Ja, Ziel war es, den ambitionierten Skifahrer zu bedienen, der bisher mit einem sportlichen Schuh mit 120er-, 130er-Flex und Overlay Construction mit vier Schnallen unterwegs ist. Inzwischen wissen wir aber, dass unser System auch im Rennlauf funktioniert.
Das BOA Fit System ist relativ selbsterklärend. Wie stellt ihr sicher, dass sich der Drehverschluss nicht etwa bei schnellen Highspeed-Schwüngen etwas öffnet?
Der Verschluss ist selbst arretierend. Das Seil wird pro Klick einen Millimeter eingezogen und ist direkt fest. Man öffnet den Drehverschluss, indem man ihn homogen hochzieht. Es ist ein Sicherheitsmechanismus. Man kann auch etwas zurückdrehen, etwa am Lift.
Kann das System auch kaputtgehen, etwa der Drehverschluss abbrechen?
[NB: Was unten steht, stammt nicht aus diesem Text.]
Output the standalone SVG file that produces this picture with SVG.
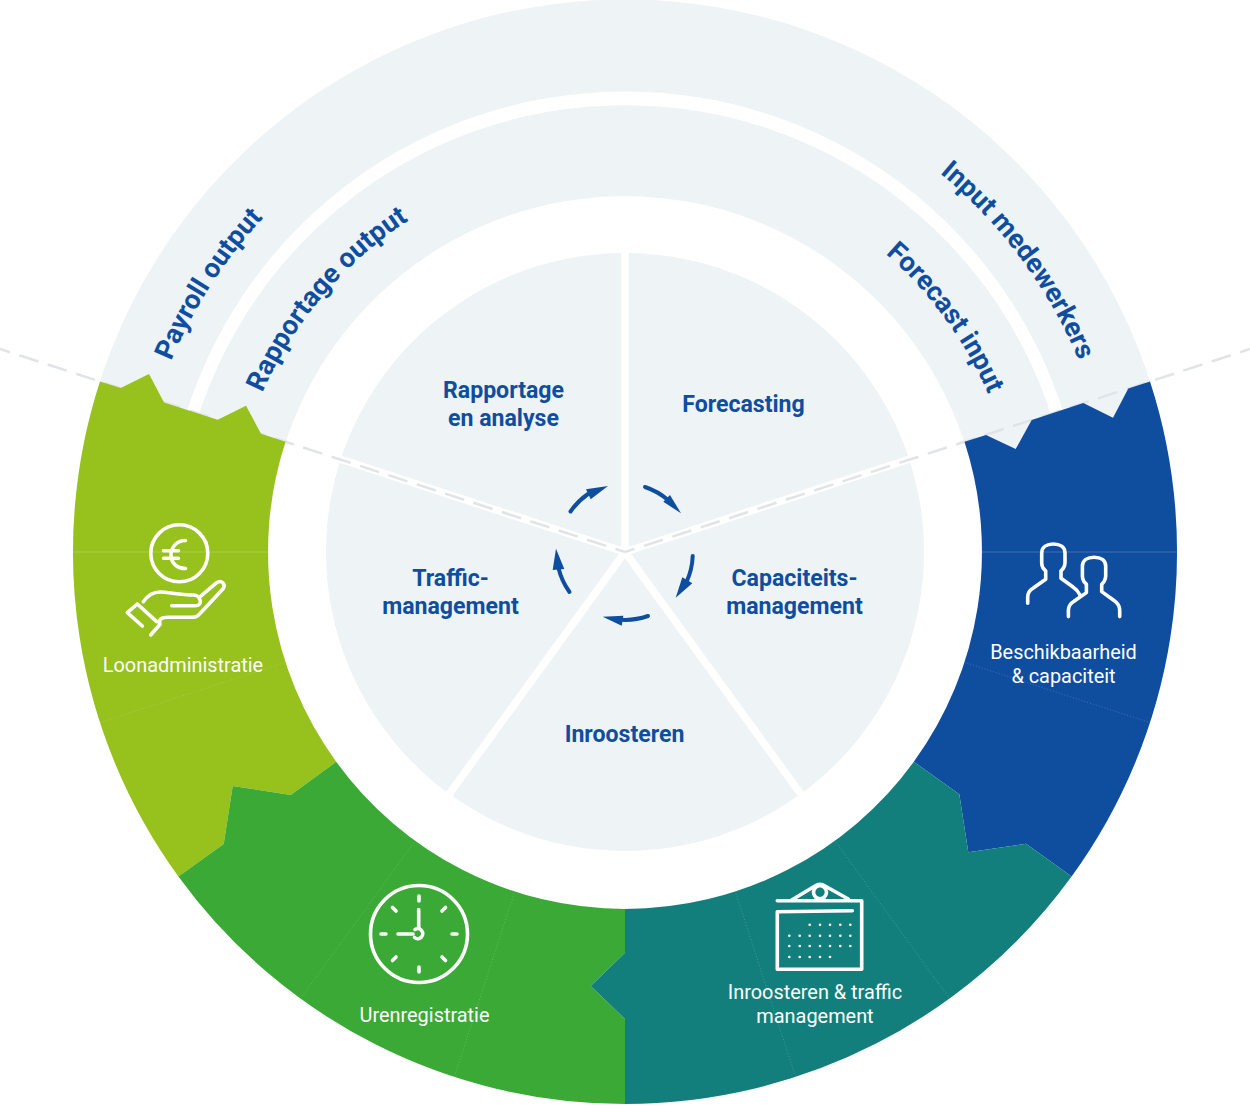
<svg xmlns="http://www.w3.org/2000/svg" width="1250" height="1106" viewBox="0 0 1250 1106">
<style>
text{font-family:Roboto,"Liberation Sans",sans-serif}
.b{font-size:23.100px;font-weight:700;fill:#0F4E9F;text-anchor:middle}
.c{font-size:27.200px;font-weight:700;fill:#0F4E9F}
.w{font-size:19.900px;fill:#fff;text-anchor:middle}
.l{fill:#EEF3F6}
.d{fill:none;stroke:#E0E4E8;stroke-width:2.5;stroke-dasharray:20 9.85;stroke-dashoffset:10}
.s{fill:none;stroke:#fff;stroke-width:7.5}
.i{fill:none;stroke:#fff;stroke-width:3.6;stroke-linecap:round;stroke-linejoin:round}
.f{fill:none;stroke:#fff;stroke-opacity:.2;stroke-width:1}
.o{stroke-dasharray:1 2}
.a{fill:none;stroke:#0F4E9F;stroke-width:4;stroke-linecap:round}
.h{fill:#0F4E9F}
</style>
<defs>
<path id="p492" d="M132.500 552A492.500 492.500 0 0 1 1117.500 552"/>
<path id="p396" d="M229 552A396 396 0 0 1 1021 552"/>
</defs>
<rect width="1250" height="1106" fill="#fff"/>
<g id="output-rings">
<path class="l" d="M85 437A552 552 0 0 1 1165 437L1075 456A460 460 0 0 0 175 456Z"/>
<path class="l" d="M187 459A448 448 0 0 1 1063 459L974 478A357 357 0 0 0 276 478Z"/>
<text class="c"><textPath href="#p492" startOffset="196">Payroll output</textPath></text>
<text class="c"><textPath href="#p396" startOffset="164">Rapportage output</textPath></text>
<text class="c"><textPath href="#p492" startOffset="1115">Input medewerkers</textPath></text>
<text class="c"><textPath href="#p396" startOffset="906">Forecast input</textPath></text>
</g>
<g id="pie">
<circle class="l" cx="625" cy="552" r="299"/>
<path class="s" d="M625 552V250M625 552L447 797M625 552L803 797M625 552L337 458M625 552L913 458"/>
</g>
<g id="connectors">
<path class="d" d="M625 552L0 349"/>
<path class="d" d="M625 552L1250 349"/>
<path class="a" d="M645 487A68 68 0 0 1 668 500"/><path class="h" d="M681 513.3L670 495L663.3 501.7Z"/>
<path class="a" d="M692.7 556A68 68 0 0 1 686.5 582"/><path class="h" d="M675.7 597.7L692.3 583.3L682.3 577.3Z"/>
<path class="a" d="M648 616A68 68 0 0 1 621 619.8"/><path class="h" d="M602.7 616.7L621.7 625.7L623.3 615.7Z"/>
<path class="a" d="M569.5 592A68 68 0 0 1 558.5 568"/><path class="h" d="M556 548.7L552.7 570L564.3 569Z"/>
<path class="a" d="M570.5 511.5A68 68 0 0 1 588 494"/><path class="h" d="M608 486L586 489.3L590.7 499.3Z"/>
</g>
<g id="node-forecasting"><text class="b" x="743.500" y="411.500">Forecasting</text></g>
<g id="node-rapportage"><text class="b" x="503.500" y="397.500">Rapportage</text><text class="b" x="503.500" y="425.500">en analyse</text></g>
<g id="node-capaciteit"><text class="b" x="794.500" y="585.500">Capaciteits-</text><text class="b" x="794.500" y="613.500">management</text></g>
<g id="node-traffic"><text class="b" x="450.500" y="585.500">Traffic-</text><text class="b" x="450.500" y="613.500">management</text></g>
<g id="node-inroosteren"><text class="b" x="624.500" y="741.500">Inroosteren</text></g>
<g id="node-loonadministratie">
<path fill="#97C11C" d="M100 381.400L120.700 388L149 374L164 402.400L217.700 419.800L246 405.700L261 433.700L285.500 441.700A357 357 0 0 0 336.200 761.800L290.700 795L232.700 786L223.700 844L178.400 876.500A552 552 0 0 1 100 381.400Z"/>
<path class="f" d="M73 552H268"/><path class="f o" d="M100 722.600L285.500 662.300"/>
<circle class="i" cx="179.300" cy="553.300" r="28.500"/>
<path class="i" d="M185.500 540.500C176 540.500 171 548 171 555C171 562 176 568.500 185.500 568.500M163.500 550.700H178.500M163.500 558.300H178.500"/>
<path class="i" d="M142.300 626L127.300 612.700L137.300 604L156.700 621.700M143.300 601.700C148 595 153 592 160 592C168 592 180 595 193.300 595C201 595 203 605.700 196 605.700H171.700M199.300 597.300L216.700 582.700C221 579.500 226 584 223.300 588.500L201.700 611.700C199 615 197 617.300 192 617.300H168C162 617.300 158 619 160 624.300L150.700 635"/>
<text class="w" x="183" y="671.700">Loonadministratie</text>
</g>
<g id="node-beschikbaarheid">
<path fill="#0F4E9F" d="M1150 381.400L1128.300 388.500L1113 417.700L1083.300 403L1031.700 420L1015.700 449L986 435L964.500 441.700A357 357 0 0 1 913.800 761.800L959.300 794.300L968.300 852.300L1026 843.700L1071.600 876.500A552 552 0 0 0 1150 381.400Z"/>
<path class="f" d="M982 552H1177"/><path class="f o" d="M964.500 662.300L1150 722.600"/>
<path class="i" d="M1027.700 603.300V597C1027.700 592 1030 590 1033.300 588L1045.700 579.300V571L1043 568C1042 566 1041.700 565 1041.700 563V553C1041.700 547 1047 544 1053.300 544C1060 544 1065 547 1065 553V563C1065 565 1064.500 566 1063.500 568L1061 571V578.300L1073 587C1076 589 1078.500 592 1080 595"/>
<path class="i" d="M1068.400 616.600V610.300C1068.400 605.300 1070.700 603.300 1074 601.300L1086.400 592.600V584.300L1083.700 581.300C1082.700 579.300 1082.400 578.300 1082.400 576.300V566.300C1082.400 560.300 1087.700 557.300 1094 557.300C1100.700 557.300 1105.700 560.300 1105.700 566.300V576.300C1105.700 578.300 1105.200 579.300 1104.200 581.300L1101.700 584.300V591.600L1113.700 600.300C1117.700 603 1119.700 606 1119.700 610.300V616.600"/>
<text class="w" x="1063.500" y="658.700">Beschikbaarheid</text><text class="w" x="1063.500" y="682.700">&amp; capaciteit</text>
</g>
<g id="node-urenregistratie">
<path fill="#3BA935" d="M336.200 761.800L290.700 795L232.700 786L223.700 844L178.400 876.500A552 552 0 0 0 625 1104V1019L590.700 986L625 952.700V909A357 357 0 0 1 336.200 761.800Z"/>
<path class="f o" d="M300.500 998.600L415 841M454.400 1077L514.700 891.500"/>
<circle class="i" cx="419" cy="934" r="48.500"/>
<path class="i" d="M419 896V901M419 967V972M381 934H386M452 934H457M392.500 907.500L396 911M445.500 907.500L442 911M392.500 960.500L396 957M445.500 960.500L442 957M418.700 909.500V928M398 934H413"/>
<path class="i" d="M415 929.500A5 5 0 1 1 414.500 937.500"/>
<text class="w" x="424.500" y="1021.700">Urenregistratie</text>
</g>
<g id="node-inroosteren-traffic">
<path fill="#137F7D" d="M913.800 761.800L959.300 794.300L968.300 852.300L1026 843.700L1071.600 876.500A552 552 0 0 1 625 1104V1019L590.700 986L625 952.700V909A357 357 0 0 0 913.800 761.800Z"/>
<path class="f o" d="M949.500 998.600L835 841M795.600 1077L735.300 891.500"/>
<path class="i" d="M777.300 900.700H861.700V969.300H777.300V911.700L852.300 910.700M791.700 900L815 886C818 884 822 884 825 886L848.300 899"/>
<circle class="i" cx="820" cy="892.300" r="6.500"/>
<g fill="#fff"><circle cx="809.700" cy="924.700" r="1.300"/><circle cx="820" cy="924.700" r="1.300"/><circle cx="830" cy="924.700" r="1.300"/><circle cx="840.300" cy="924.700" r="1.300"/><circle cx="850.300" cy="924.700" r="1.300"/><circle cx="789.300" cy="935.700" r="1.300"/><circle cx="799.700" cy="935.700" r="1.300"/><circle cx="809.700" cy="935.700" r="1.300"/><circle cx="820" cy="935.700" r="1.300"/><circle cx="830" cy="935.700" r="1.300"/><circle cx="840.300" cy="935.700" r="1.300"/><circle cx="850.300" cy="935.700" r="1.300"/><circle cx="789.300" cy="946" r="1.300"/><circle cx="799.700" cy="946" r="1.300"/><circle cx="809.700" cy="946" r="1.300"/><circle cx="820" cy="946" r="1.300"/><circle cx="830" cy="946" r="1.300"/><circle cx="840.300" cy="946" r="1.300"/><circle cx="850.300" cy="946" r="1.300"/><circle cx="789.300" cy="957" r="1.300"/><circle cx="799.700" cy="957" r="1.300"/><circle cx="809.700" cy="957" r="1.300"/><circle cx="820" cy="957" r="1.300"/><circle cx="830" cy="957" r="1.300"/></g>
<text class="w" x="815" y="998.500">Inroosteren &amp; traffic</text><text class="w" x="815" y="1022.500">management</text>
</g>
</svg>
Das BOA Fit System besteht aus einem Drehverschluss, extrem belastbaren Seilen sowie reibungsarmen Seilführungen. Das Ganze sitzt auf einen Bajonettverschluss und ist so mit der Skischuhschale verbunden. Wenn man beispielsweise ungestüm seitlich auf eine Treppenstufe steigt, kann man es sich schon abschlagen. Es springt aber nur heraus und kann wieder hineingedrückt werden. Benötigt man ein Ersatzteil, kann man es kostenlos auf unserer Website bestellen. Zudem statten wir gut 1.000 Händler in Europa mit Ersatzteil-Kits aus, bei denen man sofort versorgt wird. Dieser Service ist bei all unseren Segmenten gratis.
Noch ein Rat für unsere Leser bezüglich BOA?
Einfach ausprobieren! Ich bin überzeugt, dass die gesteigerte Passform die meisten Skifahrer überzeugen wird. Das Feedback von Profis wie Benni Raich spricht Bände.
Vielen Dank für das Gespräch!
Das ist BOA
BOA wurde 2001 vom US-Amerikaner Gary Hammerslag gegründet, das BOA® Fit System kurz darauf geboren. Intuitiv in der Anwendung, sorgt es für eine fein einstellbare Passform. Mit K2 und Vans wurde der erste Snowboardboot mit BOA präsentiert. Heute hat die Brand rund 300 Markenpartner, das System wird in Millionen Stiefeln, Helmen, Lauf-, Rad- und Arbeitsschuhen weltweit verwendet. Unser Interviewpartner Alois Badegruber (r. neben Ski-Ikone und Testpilot Benni Raich) ist Europa-Geschäftsführer.